■ **Written exercise**: Take the lines from the top down to and including the one with "iiscValues, mobsValues, str1Values];" and repeat them exactly. Omit images.

'''

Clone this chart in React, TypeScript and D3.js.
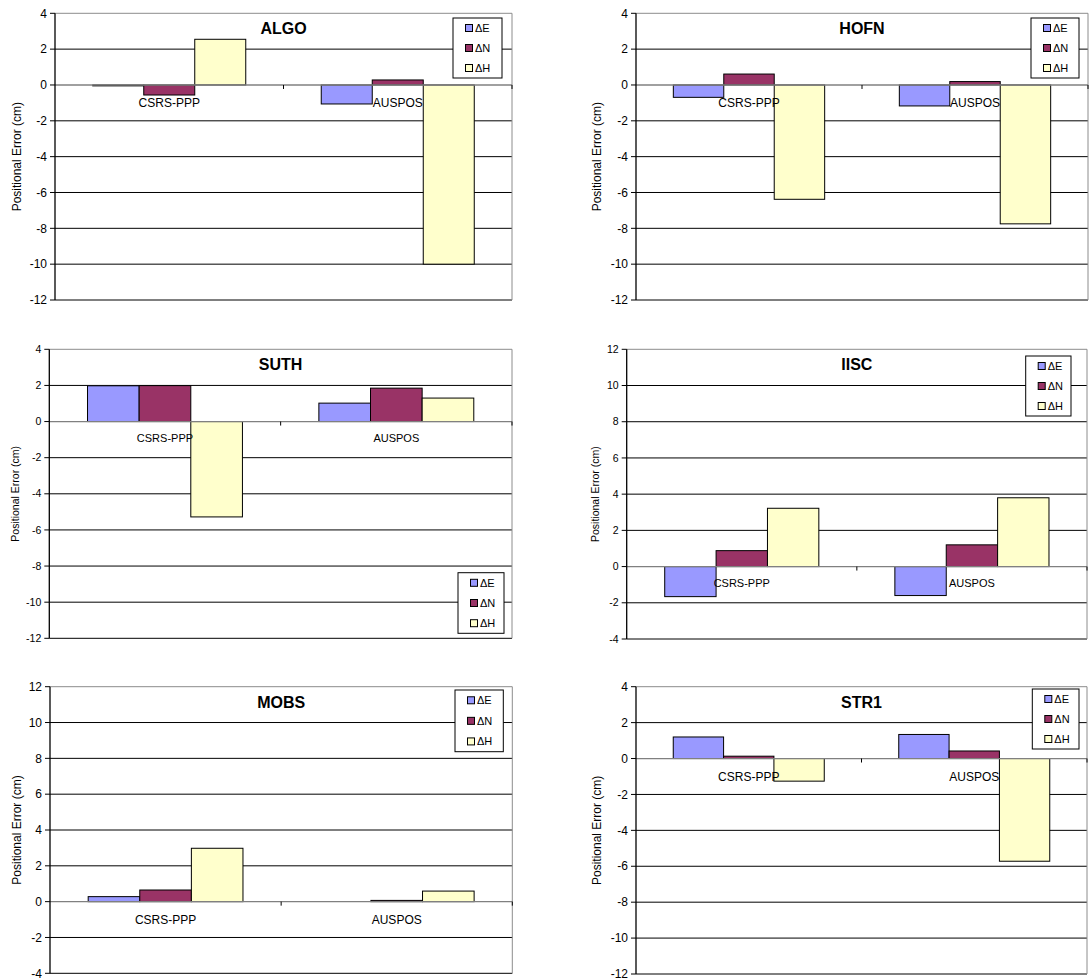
import React from "react";
import * as d3 from "d3";

// ---------- DATA ----------
const categories = ["CSRS-PPP", "AUSPOS"];
const seriesNames = ["ΔE", "ΔN", "ΔH"];
const seriesColors = ["#9999FF", "#993366", "#FFFFCC"];

const stations = ["ALGO", "HOFN", "SUTH", "IISC", "MOBS", "STR1"];
// values[category][series] in cm
const algoValues = [[-0.05, -0.56, 2.55], [-1.06, 0.28, -10.0]];
const hofnValues = [[-0.69, 0.61, -6.38], [-1.17, 0.19, -7.75]];
const suthValues = [[1.98, 1.99, -5.28], [1.02, 1.85, 1.3]];
const iiscValues = [[-1.66, 0.88, 3.22], [-1.6, 1.2, 3.8]];
const mobsValues = [[0.28, 0.65, 2.98], [0.0, 0.07, 0.59]];
const str1Values = [[1.2, 0.13, -1.26], [1.34, 0.42, -5.72]];
const stationValues = [algoValues, hofnValues, suthValues, iiscValues, mobsValues, str1Values];

const yDomains: [number, number][] = [[-12, 4], [-12, 4], [-12, 4], [-4, 12], [-4, 12], [-12, 4]];
const yTitle = "Positional Error (cm)";

// ---------- LAYOUT ----------
type Layout = {
  left: number; right: number; top: number; bottom: number;
  legend: { x: number; y: number; w: number; h: number };
  yTitleX: number; tickFont: number; catFont: number; yTitleFont: number;
  catDy: number;
};
const layouts: Layout[] = [
  { left: 55, right: 512, top: 13.3, bottom: 300, legend: { x: 453, y: 18, w: 49, h: 60 }, yTitleX: 17, tickFont: 12, catFont: 12, yTitleFont: 12, catDy: 22 },
  { left: 636, right: 1088, top: 13.3, bottom: 300, legend: { x: 1031, y: 18, w: 48, h: 60 }, yTitleX: 597, tickFont: 12, catFont: 12, yTitleFont: 12, catDy: 22 },
  { left: 49.3, right: 512, top: 349.3, bottom: 638.3, legend: { x: 458, y: 572.7, w: 46, h: 60.6 }, yTitleX: 15, tickFont: 10.5, catFont: 11, yTitleFont: 10.5, catDy: 20 },
  { left: 626.7, right: 1087, top: 349.3, bottom: 639, legend: { x: 1025.7, y: 356, w: 45.3, h: 60 }, yTitleX: 595, tickFont: 10.5, catFont: 11, yTitleFont: 10.5, catDy: 20 },
  { left: 50, right: 512.3, top: 686.7, bottom: 973.3, legend: { x: 455, y: 690, w: 48.3, h: 61.7 }, yTitleX: 17, tickFont: 12, catFont: 12, yTitleFont: 12, catDy: 22 },
  { left: 636, right: 1087, top: 686.7, bottom: 974, legend: { x: 1032.3, y: 689, w: 46.7, h: 60 }, yTitleX: 597, tickFont: 12, catFont: 12, yTitleFont: 12, catDy: 22 },
];

const FONT = "'Liberation Sans', Arial, Helvetica, sans-serif";

function Panel({ idx }: { idx: number }) {
  const L = layouts[idx];
  const values = stationValues[idx];
  const [ymin, ymax] = yDomains[idx];
  const y = d3.scaleLinear().domain([ymin, ymax]).range([L.bottom, L.top]);
  const ticks = d3.range(ymin, ymax + 0.001, 2);
  const x0 = d3.scaleBand<string>().domain(categories).range([L.left, L.right]).padding(0);
  const x1 = d3.scaleBand<string>().domain(seriesNames).range([0, x0.bandwidth()]).paddingInner(0).paddingOuter(0.74);
  const y0 = y(0);
  const cx = (L.left + L.right) / 2;
  const midY = (L.top + L.bottom) / 2;

  return (
    <g>
      {/* gridlines */}
      {ticks.filter((t) => t !== ymax && t !== 0).map((t) => (
        <line key={t} x1={L.left} x2={L.right} y1={y(t)} y2={y(t)} stroke="#000" strokeWidth={1} />
      ))}
      {/* plot border top/right */}
      <line x1={L.left} x2={L.right} y1={L.top} y2={L.top} stroke="#8c8c8c" strokeWidth={1} />
      <line x1={L.right} x2={L.right} y1={L.top} y2={L.bottom} stroke="#8c8c8c" strokeWidth={1} />
      {/* bars */}
      {categories.map((c, ci) =>
        seriesNames.map((s, si) => {
          const v = values[ci][si];
          const bx = (x0(c) as number) + (x1(s) as number);
          const top = Math.min(y(v), y0);
          const h = Math.abs(y(v) - y0);
          return (
            <rect key={c + s} x={bx} y={top} width={x1.bandwidth()} height={h}
              fill={seriesColors[si]} stroke="#000" strokeWidth={1} />
          );
        })
      )}
      {/* zero axis */}
      <line x1={L.left} x2={L.right} y1={y0} y2={y0} stroke="#808080" strokeWidth={1.3} />
      {categories.map((c) => {
        const xb = (x0(c) as number) + x0.bandwidth();
        return <line key={"t" + c} x1={xb} x2={xb} y1={y0} y2={y0 + 4} stroke="#000" strokeWidth={1} />;
      })}
      {/* y axis */}
      <line x1={L.left} x2={L.left} y1={L.top} y2={L.bottom} stroke="#000" strokeWidth={1.3} />
      {ticks.map((t) => (
        <g key={"yt" + t}>
          <line x1={L.left - 5} x2={L.left} y1={y(t)} y2={y(t)} stroke="#000" strokeWidth={1} />
          <text x={L.left - 8} y={y(t)} dy="0.35em" textAnchor="end" fontSize={L.tickFont} fontFamily={FONT} fill="#000">
            {t}
          </text>
        </g>
      ))}
      {/* category labels */}
      {categories.map((c) => (
        <text key={"cl" + c} x={(x0(c) as number) + x0.bandwidth() / 2} y={y0 + L.catDy}
          textAnchor="middle" fontSize={L.catFont} fontFamily={FONT} fill="#000">
          {c}
        </text>
      ))}
      {/* y title */}
      <text transform={`translate(${L.yTitleX},${midY}) rotate(-90)`} textAnchor="middle" dy="0.35em"
        fontSize={L.yTitleFont} fontFamily={FONT} fill="#000">
        {yTitle}
      </text>
      {/* chart title */}
      <text x={cx} y={L.top + 21} textAnchor="middle" fontSize={16} fontWeight="bold" fontFamily={FONT} fill="#000">
        {stations[idx]}
      </text>
      {/* legend */}
      <rect x={L.legend.x} y={L.legend.y} width={L.legend.w} height={L.legend.h} fill="#fff" stroke="#000" strokeWidth={1} />
      {seriesNames.map((s, si) => {
        const ey = L.legend.y + L.legend.h * (si * 2 + 1) / 6;
        return (
          <g key={"lg" + s}>
            <rect x={L.legend.x + 12.5} y={ey - 3.5} width={7} height={7} fill={seriesColors[si]} stroke="#000" strokeWidth={1} />
            <text x={L.legend.x + 22} y={ey} dy="0.35em" fontSize={11} fontFamily={FONT} fill="#000">{s}</text>
          </g>
        );
      })}
    </g>
  );
}

export default function App() {
  return (
    <svg width={1089} height={980} style={{ position: "absolute", left: 0, top: 0, background: "#fff" }}>
      <rect x={0} y={0} width={1089} height={980} fill="#fff" />
      {stations.map((s, i) => (
        <Panel key={s} idx={i} />
      ))}
    </svg>
  );
}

'''

■ **Solved exercise**:
Clone this chart in React, TypeScript and D3.js.
import React from "react";
import * as d3 from "d3";

// ---------- DATA ----------
const categories = ["CSRS-PPP", "AUSPOS"];
const seriesNames = ["ΔE", "ΔN", "ΔH"];
const seriesColors = ["#9999FF", "#993366", "#FFFFCC"];

const stations = ["ALGO", "HOFN", "SUTH", "IISC", "MOBS", "STR1"];
// values[category][series] in cm
const algoValues = [[-0.05, -0.56, 2.55], [-1.06, 0.28, -10.0]];
const hofnValues = [[-0.69, 0.61, -6.38], [-1.17, 0.19, -7.75]];
const suthValues = [[1.98, 1.99, -5.28], [1.02, 1.85, 1.3]];
const iiscValues = [[-1.66, 0.88, 3.22], [-1.6, 1.2, 3.8]];
const mobsValues = [[0.28, 0.65, 2.98], [0.0, 0.07, 0.59]];
const str1Values = [[1.2, 0.13, -1.26], [1.34, 0.42, -5.72]];
const stationValues = [algoValues, hofnValues, suthValues, iiscValues, mobsValues, str1Values];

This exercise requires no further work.